Facts Count

One theory says my outside counsel should know my case better than I. He’s scoured the transcripts, grilled the witnesses (ours and theirs) and poked the experts thoroughly. On the other hand, as in house counsel, I know which of my clients and colleagues has the better memory, the better work habits, the troublesome idiosyncrasies and so forth.

No matter what, however, he should know the facts as least as well as I do.

Case in point: Employment counsel prepares and files a position statement with the EEOC. He knocks these off in his sleep, so he figures I don’t need to review it first. I finally get a copy when I have to call and ask, “Say, didn’t we have to file a position statement a while ago in this case?”

He replies, “Oh, didn’t we send that to you? We filed that last week,” and proceeds to blame his secretary. Shortly a copy arrives by email. I glance at it, and immediately see that he identifies our parent company as the employer.
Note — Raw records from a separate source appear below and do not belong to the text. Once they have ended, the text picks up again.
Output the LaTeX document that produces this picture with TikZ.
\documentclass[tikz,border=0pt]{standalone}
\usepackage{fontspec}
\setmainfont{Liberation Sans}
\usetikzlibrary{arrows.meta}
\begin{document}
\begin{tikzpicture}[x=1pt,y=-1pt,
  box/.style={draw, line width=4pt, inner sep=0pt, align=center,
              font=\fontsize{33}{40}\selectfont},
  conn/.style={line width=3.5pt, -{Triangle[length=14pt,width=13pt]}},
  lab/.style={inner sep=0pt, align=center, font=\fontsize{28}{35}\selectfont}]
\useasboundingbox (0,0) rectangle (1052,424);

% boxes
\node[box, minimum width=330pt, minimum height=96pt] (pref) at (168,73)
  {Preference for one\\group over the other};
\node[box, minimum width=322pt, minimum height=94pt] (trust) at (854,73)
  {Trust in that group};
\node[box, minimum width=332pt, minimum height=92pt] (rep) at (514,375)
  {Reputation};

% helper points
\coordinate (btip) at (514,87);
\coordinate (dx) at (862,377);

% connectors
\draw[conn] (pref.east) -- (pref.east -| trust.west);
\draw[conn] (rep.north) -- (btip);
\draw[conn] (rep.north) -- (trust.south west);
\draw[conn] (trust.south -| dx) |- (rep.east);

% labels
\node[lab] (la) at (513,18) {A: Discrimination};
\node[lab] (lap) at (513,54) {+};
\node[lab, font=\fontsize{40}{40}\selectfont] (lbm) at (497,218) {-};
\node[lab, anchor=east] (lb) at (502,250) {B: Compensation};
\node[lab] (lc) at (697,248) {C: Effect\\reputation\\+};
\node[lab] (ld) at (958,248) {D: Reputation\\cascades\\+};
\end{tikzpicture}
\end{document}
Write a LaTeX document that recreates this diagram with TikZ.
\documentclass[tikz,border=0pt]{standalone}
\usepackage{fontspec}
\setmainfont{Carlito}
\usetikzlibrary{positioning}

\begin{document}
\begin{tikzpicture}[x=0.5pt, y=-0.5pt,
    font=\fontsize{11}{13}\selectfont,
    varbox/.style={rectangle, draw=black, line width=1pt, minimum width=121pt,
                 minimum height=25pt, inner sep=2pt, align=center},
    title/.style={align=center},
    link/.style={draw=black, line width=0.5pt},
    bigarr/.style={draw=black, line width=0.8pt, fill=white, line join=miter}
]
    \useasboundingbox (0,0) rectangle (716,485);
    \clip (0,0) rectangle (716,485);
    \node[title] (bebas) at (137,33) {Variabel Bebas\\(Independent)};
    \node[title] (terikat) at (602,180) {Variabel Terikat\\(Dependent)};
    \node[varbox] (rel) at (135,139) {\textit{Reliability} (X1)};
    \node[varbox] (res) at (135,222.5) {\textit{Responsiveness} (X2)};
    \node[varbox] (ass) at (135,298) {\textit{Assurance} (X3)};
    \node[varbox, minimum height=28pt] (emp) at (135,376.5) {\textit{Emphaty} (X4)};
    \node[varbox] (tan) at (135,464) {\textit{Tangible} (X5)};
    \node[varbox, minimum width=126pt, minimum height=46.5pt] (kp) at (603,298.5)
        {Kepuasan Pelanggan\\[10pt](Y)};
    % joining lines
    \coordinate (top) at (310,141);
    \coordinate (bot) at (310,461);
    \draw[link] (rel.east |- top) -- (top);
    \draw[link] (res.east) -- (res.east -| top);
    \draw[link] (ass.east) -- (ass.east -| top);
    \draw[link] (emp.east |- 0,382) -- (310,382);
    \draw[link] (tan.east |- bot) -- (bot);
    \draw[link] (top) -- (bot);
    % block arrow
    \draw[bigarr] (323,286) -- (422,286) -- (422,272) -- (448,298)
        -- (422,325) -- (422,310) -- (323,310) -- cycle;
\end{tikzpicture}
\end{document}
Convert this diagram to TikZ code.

Wrong. (The complaining employee works for a subsidiary.) He says the parent company does business in the state. Wrong again — only the subsidiary does.

I mark up the document with the necessary changes and send it back to him with a note asking him to amend the statement, as failing to do so threatens to place our parent company’s multi-million dollar income stream at the mercy of the state’s taxing authority. This would be bad. Apologies abound, promises are made, and another lesson learned. For the both of us. Facts count.